Data excerpt:
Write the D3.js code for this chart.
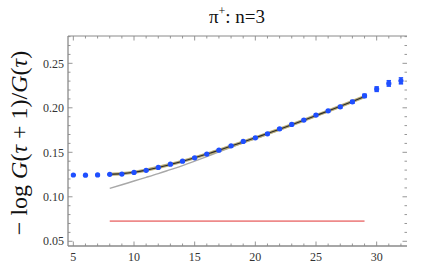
<!DOCTYPE html>
<html>
<head>
<meta charset="utf-8">
<script src="https://cdn.jsdelivr.net/npm/d3@7"></script>
<style>
  body { margin: 0; background: #fff; }
</style>
</head>
<body>
<div id="chart"></div>
<script>
// data
const tau = [5,6,7,8,9,10,11,12,13,14,15,16,17,18,19,20,21,22,23,24,25,26,27,28,29,30,31,32];
const ratio = [0.1245,0.1243,0.1246,0.1252,0.1255,0.1274,0.1297,0.1330,0.1367,0.1400,0.1438,0.1480,0.1524,0.1573,0.1622,0.1663,0.1708,0.1764,0.1813,0.1862,0.1918,0.1966,0.2011,0.2067,0.2135,0.2210,0.2274,0.2303];
const ratioErr = [0.0003,0.0003,0.0003,0.0004,0.0004,0.0004,0.0005,0.0005,0.0005,0.0006,0.0006,0.0006,0.0007,0.0007,0.0008,0.0008,0.0009,0.0009,0.001,0.001,0.0011,0.0012,0.0013,0.0015,0.0018,0.0025,0.003,0.0033];

const fitTau = [8,9,10,11,12,13,14,15,16,17,18,19,20,21,22,23,24,25,26,27,28,29];
const fitVal = [0.1252,0.1260,0.1276,0.1300,0.1330,0.1364,0.1400,0.1439,0.1480,0.1523,0.1570,0.1616,0.1664,0.1711,0.1760,0.1810,0.1861,0.1913,0.1965,0.2018,0.2072,0.2127];

const approxTau = [8,9,10,11,12,13,14,15,16,17,18,19,20,22,24,26,28,29];
const approxVal = [0.1094,0.1135,0.1177,0.1218,0.1260,0.1305,0.1350,0.1400,0.1452,0.1505,0.1556,0.1607,0.1652,0.1753,0.1855,0.1958,0.2063,0.2122];

const plateauTau = [8, 29];
const plateauVal = [0.0727, 0.0727];

const xTicks = [5,10,15,20,25,30];
const yTicks = [0.05,0.10,0.15,0.20,0.25];

const W = 436, H = 270;
const margin = {top: 36, right: 29, bottom: 24, left: 68};
const serif = "'Liberation Serif', 'DejaVu Serif', serif";

const svg = d3.select("#chart").append("svg")
    .attr("width", W)
    .attr("height", H);

const x = d3.scaleLinear().domain([4.56, 32.5]).range([margin.left, W - margin.right]);
const y = d3.scaleLinear().domain([0.0447, 0.2807]).range([H - margin.bottom, margin.top]);

const frameColor = "#8a8a8a";

// frame lines (right side shows ticks only)
const x0 = x.range()[0], x1 = x.range()[1], y0 = y.range()[0], y1 = y.range()[1];
svg.append("line").attr("x1", x0).attr("x2", x1).attr("y1", y0).attr("y2", y0)
   .attr("stroke", frameColor).attr("stroke-width", 1.3);
svg.append("line").attr("x1", x0).attr("x2", x1).attr("y1", y1).attr("y2", y1)
   .attr("stroke", frameColor).attr("stroke-width", 1);
svg.append("line").attr("x1", x0).attr("x2", x0).attr("y1", y0).attr("y2", y1)
   .attr("stroke", frameColor).attr("stroke-width", 1.3);

// minor + major ticks, pointing inward on all sides
const xMinor = d3.range(5, 33, 1);
const yMinor = d3.range(5, 29, 1).map(d => d / 100);
const isMajX = d => d % 5 === 0;
const isMajY = d => Math.round(d * 100) % 5 === 0;

const ticks = svg.append("g").attr("stroke", frameColor).attr("stroke-width", 0.9);
xMinor.forEach(d => {
  const len = isMajX(d) ? 4.5 : 2.5;
  ticks.append("line").attr("x1", x(d)).attr("x2", x(d)).attr("y1", y0).attr("y2", y0 - len);
  ticks.append("line").attr("x1", x(d)).attr("x2", x(d)).attr("y1", y1).attr("y2", y1 + len);
});
yMinor.forEach(d => {
  const len = isMajY(d) ? 4.5 : 2.5;
  ticks.append("line").attr("x1", x0).attr("x2", x0 + len).attr("y1", y(d)).attr("y2", y(d));
  ticks.append("line").attr("x1", x1).attr("x2", x1 - len).attr("y1", y(d)).attr("y2", y(d));
});

// tick labels
svg.append("g").selectAll("text").data(xTicks).enter().append("text")
    .attr("x", d => x(d)).attr("y", 261)
    .attr("text-anchor", "middle")
    .attr("font-family", serif)
    .attr("font-size", 12).attr("fill", "#333")
    .text(d => d);
svg.append("g").selectAll("text").data(yTicks).enter().append("text")
    .attr("x", 64).attr("y", d => y(d)).attr("dy", "0.35em")
    .attr("text-anchor", "end")
    .attr("font-family", serif)
    .attr("font-size", 12).attr("fill", "#333")
    .text(d => d.toFixed(2));

// plateau line
const line = d3.line().x(d => x(d[0])).y(d => y(d[1]));
svg.append("path")
    .datum(d3.zip(plateauTau, plateauVal))
    .attr("d", line)
    .attr("fill", "none").attr("stroke", "#ee8a8a").attr("stroke-width", 1.6);

// approximate curve (gray)
const smooth = d3.line().curve(d3.curveMonotoneX).x(d => x(d[0])).y(d => y(d[1]));
svg.append("path")
    .datum(d3.zip(approxTau, approxVal))
    .attr("d", smooth)
    .attr("fill", "none").attr("stroke", "#a8a8a8").attr("stroke-width", 1.4);

// fit curve: tan halo under a dark line
svg.append("path")
    .datum(d3.zip(fitTau, fitVal))
    .attr("d", smooth)
    .attr("fill", "none").attr("stroke", "#b9ad7a").attr("stroke-width", 3.2);
svg.append("path")
    .datum(d3.zip(fitTau, fitVal))
    .attr("d", smooth)
    .attr("fill", "none").attr("stroke", "#2a2a2a").attr("stroke-width", 1.1);

// data points with error bars
const pts = d3.zip(tau, ratio, ratioErr);
const blue = "#1f4fff";
const eb = svg.append("g").attr("stroke", blue).attr("stroke-width", 1.6);
pts.forEach(([t, v, e]) => {
  eb.append("line").attr("x1", x(t)).attr("x2", x(t)).attr("y1", y(v - e)).attr("y2", y(v + e));
  eb.append("line").attr("x1", x(t) - 2.2).attr("x2", x(t) + 2.2).attr("y1", y(v - e)).attr("y2", y(v - e));
  eb.append("line").attr("x1", x(t) - 2.2).attr("x2", x(t) + 2.2).attr("y1", y(v + e)).attr("y2", y(v + e));
});
svg.append("g").selectAll("circle").data(pts).enter().append("circle")
    .attr("cx", d => x(d[0])).attr("cy", d => y(d[1]))
    .attr("r", 2.6).attr("fill", blue);

// title
const title = svg.append("text")
    .attr("x", 237).attr("y", 23)
    .attr("text-anchor", "middle")
    .attr("font-family", serif)
    .attr("font-size", 19).attr("fill", "#111");
title.append("tspan").text("π");
title.append("tspan").attr("font-size", 12).attr("dy", -8).text("+");
title.append("tspan").attr("dy", 8).text(": n=3");

// y axis label
const ylab = svg.append("text")
    .attr("transform", "translate(27,143) rotate(-90)")
    .attr("text-anchor", "middle")
    .attr("font-family", serif)
    .attr("font-size", 24).attr("fill", "#111");
ylab.append("tspan").text("− log ");
ylab.append("tspan").attr("font-style", "italic").text("G");
ylab.append("tspan").text("(");
ylab.append("tspan").attr("font-style", "italic").text("τ");
ylab.append("tspan").text(" + 1)/");
ylab.append("tspan").attr("font-style", "italic").text("G");
ylab.append("tspan").text("(");
ylab.append("tspan").attr("font-style", "italic").text("τ");
ylab.append("tspan").text(")");
</script>
</body>
</html>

Stated goal: Make an exact copy of the data, leaving its pictures out.

Task solution:
Write the D3.js code for this chart.
<!DOCTYPE html>
<html>
<head>
<meta charset="utf-8">
<script src="https://cdn.jsdelivr.net/npm/d3@7"></script>
<style>
  body { margin: 0; background: #fff; }
</style>
</head>
<body>
<div id="chart"></div>
<script>
// data
const tau = [5,6,7,8,9,10,11,12,13,14,15,16,17,18,19,20,21,22,23,24,25,26,27,28,29,30,31,32];
const ratio = [0.1245,0.1243,0.1246,0.1252,0.1255,0.1274,0.1297,0.1330,0.1367,0.1400,0.1438,0.1480,0.1524,0.1573,0.1622,0.1663,0.1708,0.1764,0.1813,0.1862,0.1918,0.1966,0.2011,0.2067,0.2135,0.2210,0.2274,0.2303];
const ratioErr = [0.0003,0.0003,0.0003,0.0004,0.0004,0.0004,0.0005,0.0005,0.0005,0.0006,0.0006,0.0006,0.0007,0.0007,0.0008,0.0008,0.0009,0.0009,0.001,0.001,0.0011,0.0012,0.0013,0.0015,0.0018,0.0025,0.003,0.0033];

const fitTau = [8,9,10,11,12,13,14,15,16,17,18,19,20,21,22,23,24,25,26,27,28,29];
const fitVal = [0.1252,0.1260,0.1276,0.1300,0.1330,0.1364,0.1400,0.1439,0.1480,0.1523,0.1570,0.1616,0.1664,0.1711,0.1760,0.1810,0.1861,0.1913,0.1965,0.2018,0.2072,0.2127];

const approxTau = [8,9,10,11,12,13,14,15,16,17,18,19,20,22,24,26,28,29];
const approxVal = [0.1094,0.1135,0.1177,0.1218,0.1260,0.1305,0.1350,0.1400,0.1452,0.1505,0.1556,0.1607,0.1652,0.1753,0.1855,0.1958,0.2063,0.2122];

const plateauTau = [8, 29];
const plateauVal = [0.0727, 0.0727];

const xTicks = [5,10,15,20,25,30];
const yTicks = [0.05,0.10,0.15,0.20,0.25];

const W = 436, H = 270;
const margin = {top: 36, right: 29, bottom: 24, left: 68};
const serif = "'Liberation Serif', 'DejaVu Serif', serif";

const svg = d3.select("#chart").append("svg")
    .attr("width", W)
    .attr("height", H);

const x = d3.scaleLinear().domain([4.56, 32.5]).range([margin.left, W - margin.right]);
const y = d3.scaleLinear().domain([0.0447, 0.2807]).range([H - margin.bottom, margin.top]);

const frameColor = "#8a8a8a";

// frame lines (right side shows ticks only)
const x0 = x.range()[0], x1 = x.range()[1], y0 = y.range()[0], y1 = y.range()[1];
svg.append("line").attr("x1", x0).attr("x2", x1).attr("y1", y0).attr("y2", y0)
   .attr("stroke", frameColor).attr("stroke-width", 1.3);
svg.append("line").attr("x1", x0).attr("x2", x1).attr("y1", y1).attr("y2", y1)
   .attr("stroke", frameColor).attr("stroke-width", 1);
svg.append("line").attr("x1", x0).attr("x2", x0).attr("y1", y0).attr("y2", y1)
   .attr("stroke", frameColor).attr("stroke-width", 1.3);

// minor + major ticks, pointing inward on all sides
const xMinor = d3.range(5, 33, 1);
const yMinor = d3.range(5, 29, 1).map(d => d / 100);
const isMajX = d => d % 5 === 0;
const isMajY = d => Math.round(d * 100) % 5 === 0;

const ticks = svg.append("g").attr("stroke", frameColor).attr("stroke-width", 0.9);
xMinor.forEach(d => {
  const len = isMajX(d) ? 4.5 : 2.5;
  ticks.append("line").attr("x1", x(d)).attr("x2", x(d)).attr("y1", y0).attr("y2", y0 - len);
  ticks.append("line").attr("x1", x(d)).attr("x2", x(d)).attr("y1", y1).attr("y2", y1 + len);
});
yMinor.forEach(d => {
  const len = isMajY(d) ? 4.5 : 2.5;
  ticks.append("line").attr("x1", x0).attr("x2", x0 + len).attr("y1", y(d)).attr("y2", y(d));
  ticks.append("line").attr("x1", x1).attr("x2", x1 - len).attr("y1", y(d)).attr("y2", y(d));
});

// tick labels
svg.append("g").selectAll("text").data(xTicks).enter().append("text")
    .attr("x", d => x(d)).attr("y", 261)
    .attr("text-anchor", "middle")
    .attr("font-family", serif)
    .attr("font-size", 12).attr("fill", "#333")
    .text(d => d);
svg.append("g").selectAll("text").data(yTicks).enter().append("text")
    .attr("x", 64).attr("y", d => y(d)).attr("dy", "0.35em")
    .attr("text-anchor", "end")
    .attr("font-family", serif)
    .attr("font-size", 12).attr("fill", "#333")
    .text(d => d.toFixed(2));

// plateau line
const line = d3.line().x(d => x(d[0])).y(d => y(d[1]));
svg.append("path")
    .datum(d3.zip(plateauTau, plateauVal))
    .attr("d", line)
    .attr("fill", "none").attr("stroke", "#ee8a8a").attr("stroke-width", 1.6);

// approximate curve (gray)
const smooth = d3.line().curve(d3.curveMonotoneX).x(d => x(d[0])).y(d => y(d[1]));
svg.append("path")
    .datum(d3.zip(approxTau, approxVal))
    .attr("d", smooth)
    .attr("fill", "none").attr("stroke", "#a8a8a8").attr("stroke-width", 1.4);

// fit curve: tan halo under a dark line
svg.append("path")
    .datum(d3.zip(fitTau, fitVal))
    .attr("d", smooth)
    .attr("fill", "none").attr("stroke", "#b9ad7a").attr("stroke-width", 3.2);
svg.append("path")
    .datum(d3.zip(fitTau, fitVal))
    .attr("d", smooth)
    .attr("fill", "none").attr("stroke", "#2a2a2a").attr("stroke-width", 1.1);

// data points with error bars
const pts = d3.zip(tau, ratio, ratioErr);
const blue = "#1f4fff";
const eb = svg.append("g").attr("stroke", blue).attr("stroke-width", 1.6);
pts.forEach(([t, v, e]) => {
  eb.append("line").attr("x1", x(t)).attr("x2", x(t)).attr("y1", y(v - e)).attr("y2", y(v + e));
  eb.append("line").attr("x1", x(t) - 2.2).attr("x2", x(t) + 2.2).attr("y1", y(v - e)).attr("y2", y(v - e));
  eb.append("line").attr("x1", x(t) - 2.2).attr("x2", x(t) + 2.2).attr("y1", y(v + e)).attr("y2", y(v + e));
});
svg.append("g").selectAll("circle").data(pts).enter().append("circle")
    .attr("cx", d => x(d[0])).attr("cy", d => y(d[1]))
    .attr("r", 2.6).attr("fill", blue);

// title
const title = svg.append("text")
    .attr("x", 237).attr("y", 23)
    .attr("text-anchor", "middle")
    .attr("font-family", serif)
    .attr("font-size", 19).attr("fill", "#111");
title.append("tspan").text("π");
title.append("tspan").attr("font-size", 12).attr("dy", -8).text("+");
title.append("tspan").attr("dy", 8).text(": n=3");

// y axis label
const ylab = svg.append("text")
    .attr("transform", "translate(27,143) rotate(-90)")
    .attr("text-anchor", "middle")
    .attr("font-family", serif)
    .attr("font-size", 24).attr("fill", "#111");
ylab.append("tspan").text("− log ");
ylab.append("tspan").attr("font-style", "italic").text("G");
ylab.append("tspan").text("(");
ylab.append("tspan").attr("font-style", "italic").text("τ");
ylab.append("tspan").text(" + 1)/");
ylab.append("tspan").attr("font-style", "italic").text("G");
ylab.append("tspan").text("(");
ylab.append("tspan").attr("font-style", "italic").text("τ");
ylab.append("tspan").text(")");
</script>
</body>
</html>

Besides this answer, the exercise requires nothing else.